When asked what advice he has for entrepreneurs, he simply says “follow the lighthouse principle.” When I probe further, he explains, “At PRN, we were obsessed with the lighthouse. We steered the company away from rocky shores, but were always fixated on the beacon that would get us home, in this case, the recognition of PRN as a media company – a TV network – leading to an eventual acquisition. Have unflinching focus on what you want to achieve. Have an unshakeable faith in business and combine it with cold analysis of business reality. Dream, but be practical. Expect failures over and over again until you succeed.”

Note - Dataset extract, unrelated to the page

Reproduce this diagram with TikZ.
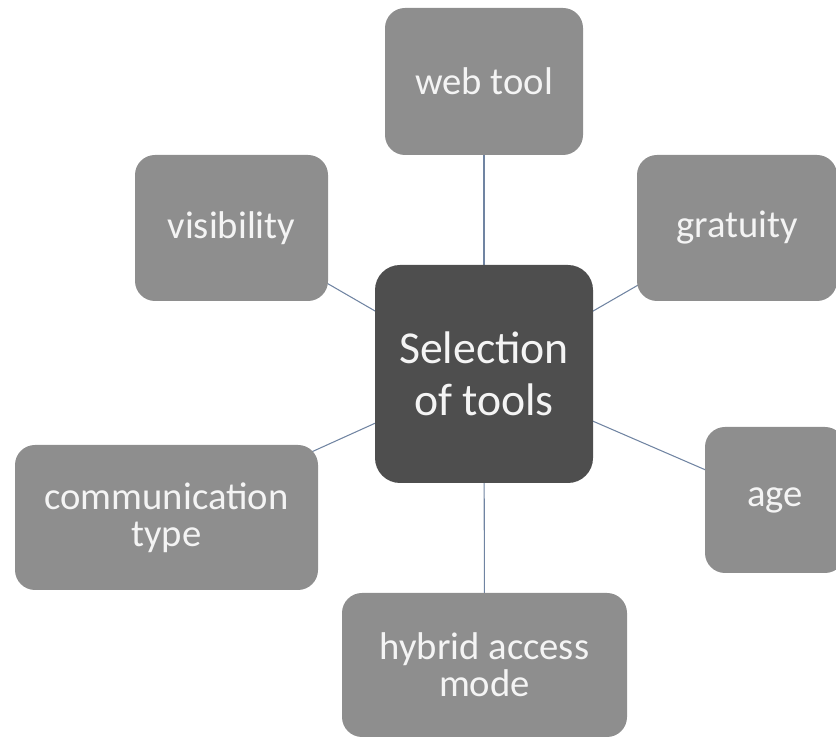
\documentclass[tikz,border=0pt]{standalone}
\usepackage{fontspec}
\setmainfont{Carlito}
\usetikzlibrary{positioning,backgrounds}
\definecolor{leafgray}{RGB}{142,142,142}
\definecolor{hubgray}{RGB}{78,78,78}
\definecolor{linkblue}{RGB}{112,132,162}
\definecolor{labelwhite}{RGB}{244,244,244}

\begin{document}
\begin{tikzpicture}[leaf/.style={fill=leafgray,rounded corners=0.4cm,text=labelwhite,align=center,inner sep=0pt,font=\fontsize{22}{21}\selectfont},
    hub/.style={fill=hubgray,rounded corners=0.5cm,text=labelwhite,align=center,inner sep=0pt,minimum width=4.36cm,minimum height=4.36cm,font=\fontsize{26}{29.5}\selectfont},
    link/.style={draw=linkblue,line width=0.6pt}]
    \useasboundingbox (0,0) rectangle (16.72,14.76);
    \clip (0,0) rectangle (16.72,14.76);

    \node[hub] (hub) at (9.68,7.28) {Selection\\ of tools};

    \node[leaf,minimum width=3.96cm,minimum height=2.94cm] (web) at (9.68,13.13) {web tool};
    \node[leaf,minimum width=3.86cm,minimum height=2.92cm] (visib) at (4.63,10.2) {visibility};
    \node[leaf,minimum width=4.0cm,minimum height=2.92cm] (grat) at (14.74,10.2) {gratuity};
    \node[leaf,minimum width=6.06cm,minimum height=2.9cm] (comm) at (3.33,4.41) {communication\\ type};
    \node[leaf,minimum width=2.8cm,minimum height=2.92cm] (age) at (15.5,4.76) {age};
    \node[leaf,minimum width=5.7cm,minimum height=2.88cm] (hybrid) at (9.69,1.46) {hybrid access\\ mode};

    \begin{scope}[on background layer]
    \draw[link] (hub.center) to (web.center);
    \draw[link] (hub.center) to (visib.center);
    \draw[link] (hub.center) to (grat.center);
    \draw[link] (hub.center) to (comm.center);
    \draw[link] (hub.center) to (age.center);
    \draw[link] (hub.center) to (hybrid.center);
    \end{scope}

  \end{tikzpicture}
\end{document}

One question still lingers in my mind. As someone who relishes building businesses from scratch, is it not difficult to walk away from the action, having worked so hard to bring them to where they are? He simply says, “You have to treat businesses like businesses and not be emotionally attached to them as you are to your family. They are designed to generate earnings that can be turned liquid at an opportune time.” I was alluding earlier to this clarity of thinking, which is a must-have trait in entrepreneurs. I, for one made my pitch, “Michael, when you start your next venture, please remember to make the first call to me.”
I asked him one final question: how does life in US compare with that in Europe? I was expecting a long answer, but he had this gem to share with me. “Life in the US is much easier to live and much less thrilling.” Given my own experiences of life in US, Europe, and now in South Asia, I couldn’t agree more!